Основание: Ф.Р-1. Оп. 15-5. Д. 750» [38].
В материалах о. Андроника приведен список из 43 заявок на патентование, которые он совместно с другими сотрудниками подавал на оформление в период с 1926 по 1932 годы [7].
Характерной чертой этих заявок, как, кстати, и статей, было включение в них сотрудников, работавших с ним, показывая тем самым уважение к их мыслям и совместному труду. Правда позднее, в стране это выродилось во включение не подчиненных, а научного начальства во всевозможные статьи, авторские свидетельства и, главное, в государственные премии, но к этому Флоренский не имеет никакого отношения.

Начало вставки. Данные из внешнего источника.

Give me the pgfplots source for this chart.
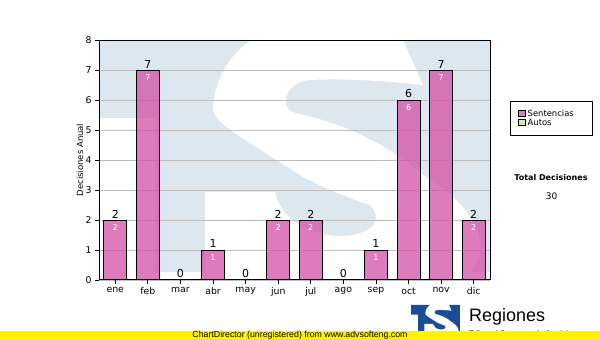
\documentclass[border=0pt]{standalone}
\usepackage{fontspec}
\setmainfont{DejaVu Sans}
\newfontfamily\arialf{Liberation Sans}
\usepackage{pgfplots}
\pgfplotsset{compat=1.18}
\definecolor{wmblue}{RGB}{221,231,240}
\definecolor{barpink}{RGB}{211,80,166}
\definecolor{legpink}{RGB}{222,122,188}
\definecolor{autosgreen}{RGB}{217,234,165}
\definecolor{logoblue}{RGB}{27,76,152}
\definecolor{gridgray}{RGB}{190,190,190}
% logo shape in local coords: square 391 x 232, y pointing down
\newcommand{\logoshape}[1]{%
  \fill[#1] (0,0) -- (391,0) -- (391,232) -- (56,232) -- (56,78) -- (0,78) -- cycle;
  \begin{scope}
  \clip (0,0) rectangle (391,232);
  \fill[white] (277,-60) -- (324,45)
    .. controls (296,42) and (251,38) .. (211,40)
    .. controls (186,42) and (179,68) .. (196,73)
    .. controls (241,82) and (291,105) .. (324,135)
    .. controls (351,152) and (379,175) .. (381,205)
    .. controls (383,235) and (351,260) .. (281,265)
    -- (106,265) -- (106,152) -- (176,152)
    .. controls (181,175) and (201,192) .. (236,196)
    .. controls (271,198) and (286,180) .. (271,165)
    .. controls (241,155) and (211,142) .. (196,132)
    .. controls (156,105) and (116,85) .. (114,70)
    .. controls (115,35) and (136,10) .. (153,0)
    .. controls (175,-30) and (230,-60) .. (277,-60) -- cycle;
  \end{scope}}
\begin{document}
\begin{tikzpicture}[x=1pt,y=1pt]
\fill[white] (0,0) rectangle (600,340);
\useasboundingbox (0,0) rectangle (600,340);
% watermark (image coordinates, y down)
\begin{scope}[shift={(0,340)}, yscale=-1]
  \begin{scope}[shift={(99,40)}]
    \logoshape{wmblue}
  \end{scope}
\end{scope}
\begin{axis}[
  at={(99pt,60pt)}, anchor=south west, scale only axis,
  width=391pt, height=240pt,
  xmin=-0.5, xmax=11.5, ymin=0, ymax=8,
  xtick={0,...,11},
  xticklabels={ene,feb,mar,abr,may,jun,jul,ago,sep,oct,nov,dic},
  ytick={0,...,8},
  tick align=outside, major tick length=4pt, tick pos=left,
  tick style={black, line width=0.8pt},
  axis line style={line width=1pt},
  ymajorgrids, grid style={gridgray, line width=0.8pt},
  ticklabel style={font=\fontsize{9.3}{10}\selectfont},
  ylabel={Decisiones Anual},
  ylabel style={font=\fontsize{8.5}{9}\selectfont, at={(axis description cs:-0.049,0.5)}, anchor=center},
  /pgf/number format/assume math mode=true,
]
\addplot[ybar, bar width=23pt, bar shift=0pt, fill=barpink, fill opacity=0.75, draw=black, line width=1pt,
  nodes near coords,
  every node near coord/.append style={font=\fontsize{11}{12}\selectfont, black, anchor=south, inner sep=1.5pt, text opacity=1}]
  coordinates {(0,2) (1,7) (2,0) (3,1) (4,0) (5,2) (6,2) (7,0) (8,1) (9,6) (10,7) (11,2)};
\addplot[ybar, bar width=23pt, bar shift=0pt, draw=none, fill=none,
  nodes near coords,
  every node near coord/.append style={font=\fontsize{8}{8}\selectfont, white, anchor=north, inner sep=0pt, yshift=-4pt}]
  coordinates {(0,2) (1,7) (3,1) (5,2) (6,2) (8,1) (9,6) (10,7) (11,2)};
\end{axis}
% legend
\draw[black, line width=0.7pt] (510.7,239) rectangle (592,204.3);
\draw[black, line width=0.6pt, fill=legpink] (518,230) rectangle (525,223.5);
\node[anchor=west, inner sep=0, font=\fontsize{8.4}{9}\selectfont] at (527.5,227) {Sentencias};
\draw[black, line width=0.6pt, fill=autosgreen] (518,220.7) rectangle (525,214.3);
\node[anchor=west, inner sep=0, font=\fontsize{8.4}{9}\selectfont] at (527.5,217.5) {Autos};
\node[inner sep=0, font=\bfseries\fontsize{8}{9}\selectfont] at (551,162) {Total Decisiones};
\node[inner sep=0, font=\fontsize{9}{10}\selectfont] at (551.5,143.3) {30};
% logo
\begin{scope}[shift={(0,340)}, yscale=-1]
  \begin{scope}[shift={(411,305)}, scale=0.125]
    \logoshape{logoblue}
  \end{scope}
\end{scope}
\node[anchor=base west, inner sep=0, font=\arialf\fontsize{18}{20}\selectfont] at (469,18) {Regiones};
\node[anchor=base west, inner sep=0, font=\arialf\fontsize{8}{9}\selectfont] at (469,3.5) {Tribunal Supremo de Justicia};
% footer
\fill[yellow] (0,0) rectangle (600,9);
\node[anchor=base, inner sep=0, font=\arialf\fontsize{8.8}{9}\selectfont] at (300,2) {ChartDirector (unregistered) from www.advsofteng.com};
\end{tikzpicture}
\end{document}
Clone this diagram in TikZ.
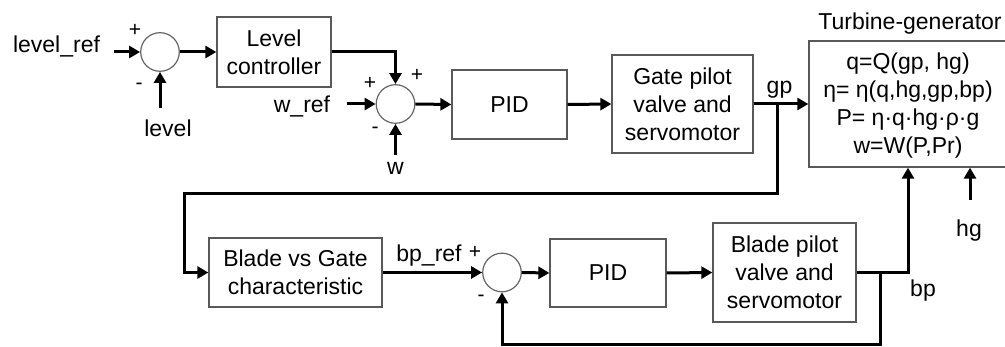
\documentclass[tikz,border=0pt]{standalone}
\usepackage{fontspec}
\setmainfont{Liberation Sans}
\usetikzlibrary{arrows.meta,calc}
\begin{document}
\begin{tikzpicture}[x=1pt,y=-1pt,
  every node/.style={font=\fontsize{23}{28}\selectfont, inner sep=0pt},
  blk/.style={draw=black!65, line width=1.3pt, align=center, fill=white},
  sumc/.style={draw=black!60, line width=1.2pt, circle, minimum size=38.6pt},
  conn/.style={line width=3pt, -{Triangle[length=11pt,width=12pt]}},
  sgn/.style={font=\fontsize{21}{24}\selectfont}
]
\useasboundingbox (0,0) rectangle (1005,347);
\fill[white] (0,0) rectangle (1005,347);
% nodes
\node[sumc] (s1) at (160,52) {};
\node[blk, minimum width=114pt, minimum height=70pt] (lc) at (274,52) {Level\\controller};
\node[sumc] (s2) at (395.5,104) {};
\node[blk, minimum width=115pt, minimum height=69pt] (pid1) at (509.5,104.5) {PID};
\node[blk, minimum width=141pt, minimum height=98pt] (gate) at (682.5,104) {Gate pilot\\valve and\\servomotor};
\node[blk, minimum width=198pt, minimum height=126pt] (tg) at (908,104) {};
\node[align=center] (tgt) at (908,106) {q=Q(gp, hg)\\η= η(q,hg,gp,bp)\\P= η·q·hg·ρ·g\\w=W(P,Pr)};
\node[anchor=base] (tgl) at (910,29.5) {Turbine-generator};
\node[blk, minimum width=173pt, minimum height=69pt] (bvg) at (295.5,272.5) {Blade vs Gate\\characteristic};
\node[sumc] (s3) at (502,272.5) {};
\node[blk, minimum width=116pt, minimum height=68pt] (pid2) at (608,273) {PID};
\node[blk, minimum width=143pt, minimum height=99pt] (bpv) at (784.5,272.5) {Blade pilot\\valve and\\servomotor};
% labels
\node[anchor=base] (lref) at (56.5,53) {level\_ref};
\node[anchor=base] (lvl) at (168,137) {level};
\node[anchor=base] (wref) at (302,113) {w\_ref};
\node[anchor=base] (wl) at (395.5,175) {w};
\node[anchor=base] (gpl) at (779.5,94) {gp};
\node[anchor=base] (bprefl) at (429,261.5) {bp\_ref};
\node[anchor=base] (bpl) at (923,296.5) {bp};
\node[anchor=base] (hgl) at (969,236.5) {hg};
\node[sgn] (p1) at (135,30) {+};
\node[sgn] (m1) at (139,86) {-};
\node[sgn] (p2a) at (370,83) {+};
\node[sgn] (p2b) at (417,75) {+};
\node[sgn] (m2) at (375,130) {-};
\node[sgn] (p3) at (475,252) {+};
\node[sgn] (m3) at (481,298) {-};
% coordinates
\coordinate (lrefin) at (114,52);
\coordinate (lvlin) at (160,108);
\coordinate (wrefin) at (347,104);
\coordinate (win) at (395.5,155);
\coordinate (gpb) at (777,104);
\coordinate (c1) at (184,194);
\coordinate (bpb) at (880,272.5);
\coordinate (bpc) at (880,345);
\coordinate (hgin) at (970,200);
% connectors
\draw[conn] (lrefin) -- (s1.west);
\draw[conn] (lvlin) -- (s1.south);
\draw[conn] (s1.east) -- (lc.west);
\draw[conn] (lc.east) -| (s2.north);
\draw[conn] (wrefin) -- (s2.west);
\draw[conn] (win) -- (s2.south);
\draw[conn] (s2.east) -- (pid1.west);
\draw[conn] (pid1.east) -- (gate.west);
\draw[conn] (gate.east) -- (gate.east -| tg.west);
\draw[conn] (gpb) |- (c1) |- (bvg.west);
\draw[conn] (bvg.east) -- (s3.west);
\draw[conn] (s3.east) -- (pid2.west);
\draw[conn] (pid2.east) -- (bpv.west);
\draw[conn] (bpv.east) -| (tg.south);
\draw[conn] (bpb) -- (bpc) -| (s3.south);
\draw[conn] (hgin) -- (hgin |- tg.south);
\end{tikzpicture}
\end{document}
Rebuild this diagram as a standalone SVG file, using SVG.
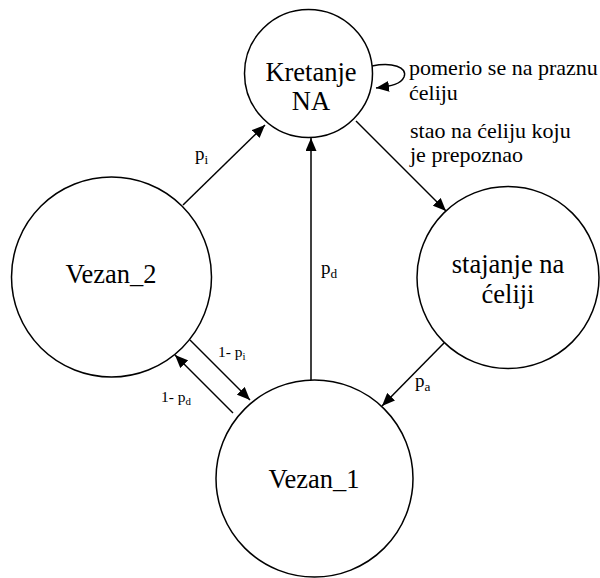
<svg xmlns="http://www.w3.org/2000/svg" width="600" height="578" viewBox="0 0 600 578" font-family="Liberation Serif, DejaVu Serif, serif">
<style>
.node{fill:#fff;stroke:#000;stroke-width:1.5}
.nl{font-size:26.5px;fill:#000;text-anchor:middle}
.edge{fill:none;stroke:#000;stroke-width:1.5}
.el{font-size:22px;fill:#000}
.pl{font-size:19px;fill:#000}
.ql{font-size:15.5px;fill:#000}
.sub{font-size:70%}
</style>
<defs>
<marker id="arr" markerWidth="13" markerHeight="11" refX="13" refY="5.5" orient="auto" markerUnits="userSpaceOnUse">
<path d="M0,0 L13,5.5 L0,11 z" fill="#000"/>
</marker>
</defs>
<rect width="600" height="578" fill="#fff"/>
<g id="connectors">
<path class="edge" d="M183,205 L265,125" marker-end="url(#arr)"/>
<path class="edge" d="M311,380 L311,138" marker-end="url(#arr)"/>
<path class="edge" d="M356,121 L446,211" marker-end="url(#arr)"/>
<path class="edge" d="M444,343 L382,406" marker-end="url(#arr)"/>
<path class="edge" d="M190,340 L250,400" marker-end="url(#arr)"/>
<path class="edge" d="M233,413 L175,355" marker-end="url(#arr)"/>
<path class="edge" d="M372,66 C392,62 408,67 404,77 C401,84 392,86 376,88" marker-end="url(#arr)"/>
<text class="pl" x="195" y="160">p<tspan class="sub" dy="4">i</tspan></text>
<text class="pl" x="321" y="274">p<tspan class="sub" dy="4">d</tspan></text>
<text class="pl" x="415" y="387">p<tspan class="sub" dy="4">a</tspan></text>
<text class="ql" x="218" y="357">1- p<tspan class="sub" dy="3">i</tspan></text>
<text class="ql" x="161" y="402">1- p<tspan class="sub" dy="3">d</tspan></text>
<text class="el" x="409" y="75">pomerio se na praznu</text>
<text class="el" x="409" y="100">ćeliju</text>
<text class="el" x="410" y="138">stao na ćeliju koju</text>
<text class="el" x="410" y="162">je prepoznao</text>
</g>
<g id="kretanje">
<circle class="node" cx="308.5" cy="73.5" r="64"/>
<text class="nl" x="311" y="81">Kretanje</text>
<text class="nl" x="311" y="110">NA</text>
</g>
<g id="vezan2">
<circle class="node" cx="111.5" cy="277" r="100"/>
<text class="nl" x="111" y="283">Vezan_2</text>
</g>
<g id="stajanje">
<circle class="node" cx="508" cy="277.5" r="91"/>
<text class="nl" x="508" y="273">stajanje na</text>
<text class="nl" x="508" y="303">ćeliji</text>
</g>
<g id="vezan1">
<circle class="node" cx="314.5" cy="478.5" r="98.5"/>
<text class="nl" x="314" y="488">Vezan_1</text>
</g>
</svg>
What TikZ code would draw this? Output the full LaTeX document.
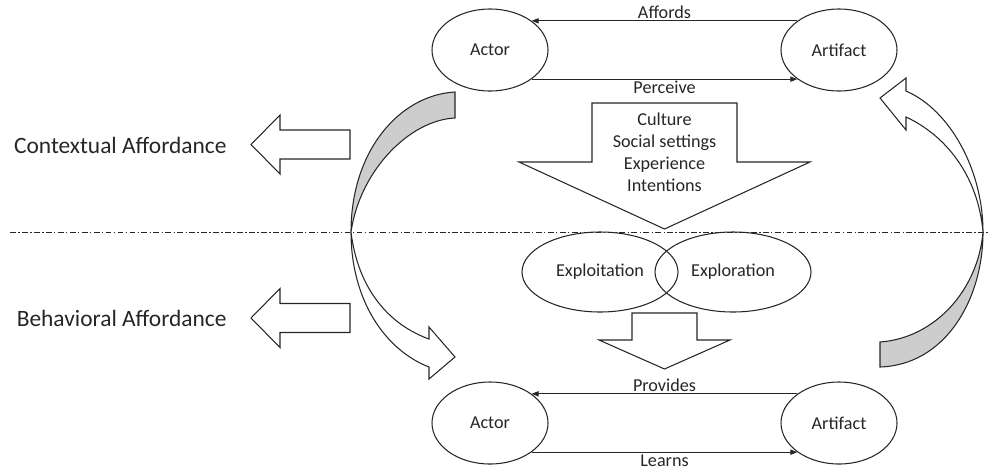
\documentclass[tikz,border=0pt]{standalone}
\usepackage{fontspec}
\setmainfont{Carlito}
\usetikzlibrary{shapes.geometric,arrows.meta}
\definecolor{bandgray}{RGB}{205,205,205}
\definecolor{inkgray}{RGB}{38,38,38}

\begin{document}
\begin{tikzpicture}[x=0.03cm,y=-0.03cm,line width=0.9pt,draw=black!85,
    font=\fontsize{15.5}{18.7}\selectfont,
    oval/.style={draw,ellipse,inner sep=0pt,minimum width=3.48cm,minimum height=2.46cm,text=inkgray},
    flow/.style={-{Triangle[length=6pt,width=4.5pt]}},
    lbl/.style={text=inkgray,inner sep=1.5pt},
    block/.style={draw,line join=miter},
    side/.style={text=inkgray,font=\fontsize{20}{24}\selectfont,anchor=east}]
    \useasboundingbox (0,0) rectangle (989,467);

    % level line
    \draw[line width=0.7pt,dash pattern=on 5pt off 2pt on 1.2pt off 2pt](10,232)--(989,232);

    \node[oval](act1)at(490,50){Actor};
    \node[oval](art1)at(839,50){Artifact};
    \node[oval](act2)at(490,423){Actor};
    \node[oval](art2)at(839,423){Artifact};
    \node[oval,minimum width=4.68cm,minimum height=2.4cm](exploit)at(600,272){Exploitation};
    \node[oval,minimum width=4.68cm,minimum height=2.4cm](explore)at(733,272){Exploration};

    \draw[flow](art1.145)--node[lbl,above]{Affords}(act1.35);
    \draw[flow](act1.-35)--node[lbl,below]{Perceive}(art1.-145);
    \draw[flow](art2.145)--node[lbl,above]{Provides}(act2.35);
    \draw[flow](act2.-35)--node[lbl,below]{Learns}(art2.-145);

    % block arrows
    \draw[block](592,103)--(737,103)--(737,162)--(810,162)--(664.5,229)--(519,162)--(592,162)--cycle;
    \node[align=center,text=inkgray](factors)at(664.5,152){Culture\\Social settings\\Experience\\Intentions};
    \draw[block](632,313)--(697,313)--(697,340)--(730,340)--(664.5,369)--(599,340)--(632,340)--cycle;
    \foreach \y in {144.5,318}
        \draw[block](350,\y-14.5)--(350,\y+14.5)--(280,\y+14.5)--(280,\y+29.5)--(251,\y)--(280,\y-29.5)--(280,\y-14.5)--cycle;

    \node[side](context)at(231,145){Contextual Affordance};
    \node[side](behave)at(231,318){Behavioral Affordance};

    % bent arrows
    \filldraw[fill=bandgray,line join=miter](455,92)..controls(400,95)and(351,150)..(351,232)
        ..controls(360,170)and(410,120)..(455,118)--cycle;
    \draw[line join=miter](351,232)..controls(351,300)and(385,350)..(429,367)--(429,379)--(455,357)
        --(429,327)--(429,339)..controls(390,325)and(358,290)..(351,232);
    \filldraw[fill=bandgray,line join=miter](880,367)..controls(945,365)and(983,300)..(983,232)
        ..controls(978,290)and(935,338)..(880,342)--cycle;
    \draw[line join=miter](983,232)..controls(983,170)and(950,110)..(906,91)--(906,78)--(880,98)
        --(906,130)--(906,117)..controls(945,135)and(978,175)..(983,232);
\end{tikzpicture}
\end{document}
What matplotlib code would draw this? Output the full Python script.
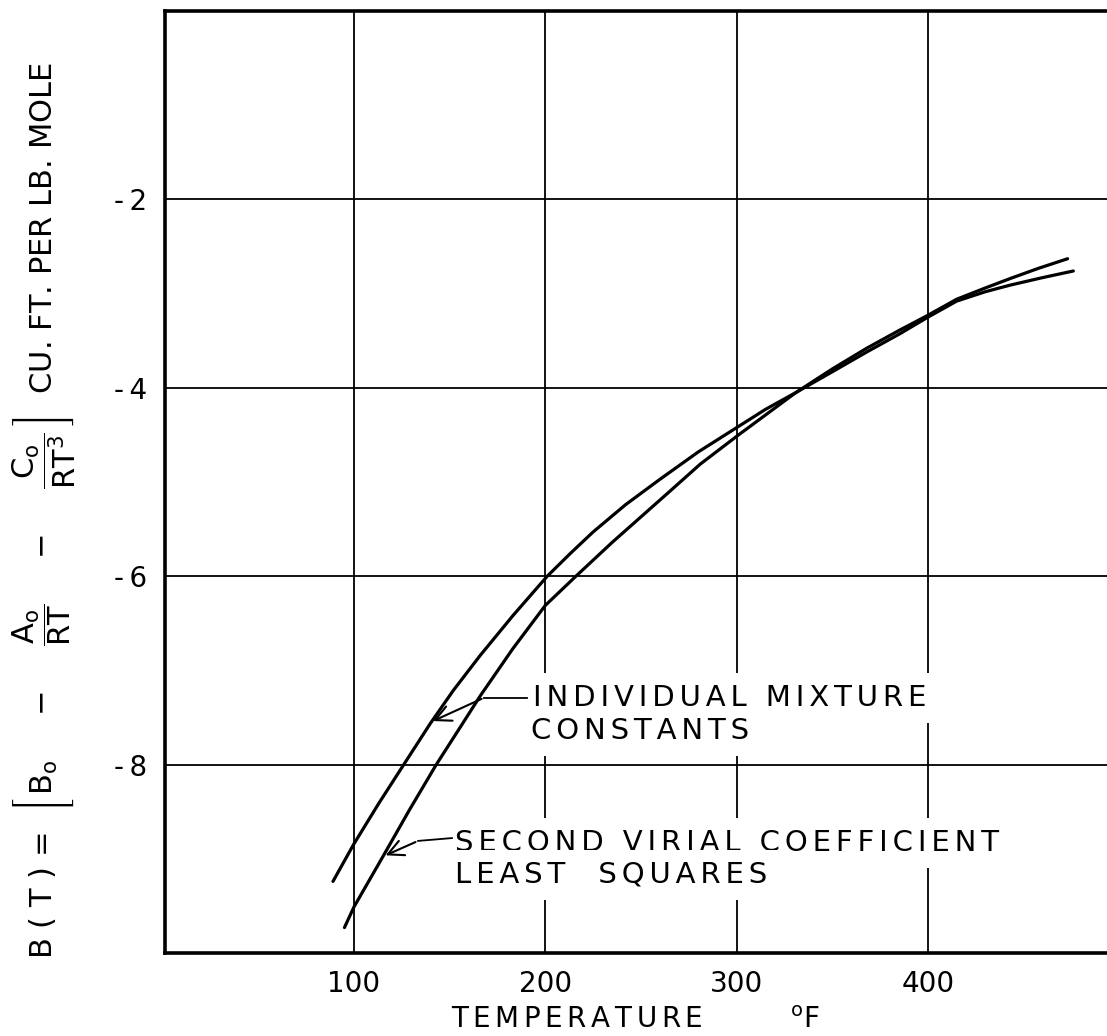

Удивительно, но меньше чем за год он на мерзлотной станции получил и оформил интереснейшие результаты по мерзлоте, потом уже в намного худших условиях Соловков провел цикл исследований по морским водорослям и способа получения из них целого набора продуктов, разработал технологии обработки водорослей и запустил разработанные им аппараты. Все это он проводил в условиях, когда практически не было никаких условий.
Он был настоящим новатором, и большинство его технических разработок носило инновационный характер. Рассматривая цели и содержание инноваций, автор в одной из своих работ, писал:
«… появление инновации всегда связано с деятельностью конкретного индивидуума, который осознал, сформулировал и стал проводить инновационное изменение для элемента среды или среды в общем. … Новатору принципиально приходится действовать в консервативной среде, которую необходимо убедить в преимуществах его предложений. … Важный вывод, состоит в том, что моральный аспект инноваций в человеческом сообществе имеет очень серьезный характер и влияет как на сами инновации, так и на новатора. Наличие моральных принципов приводит к инновациям, согласным с этими принципами, но верно и обратное – отсутствие моральных принципов ведет к беспринципным и аморальным инновациям» [39]. Инновации П.А. Флоренского всегда были направлены на достижение наилучших характеристик и никогда не носили аморального характера, это относится не только к техническим устройствам, но и ко всей его деятельности.
Во всех его работах, безусловно, есть проявление его высоких моральных качеств, таланта, эрудиции и работоспособности, жаль только задачи, которые ему приходилось решать, были несоразмерны его таланту.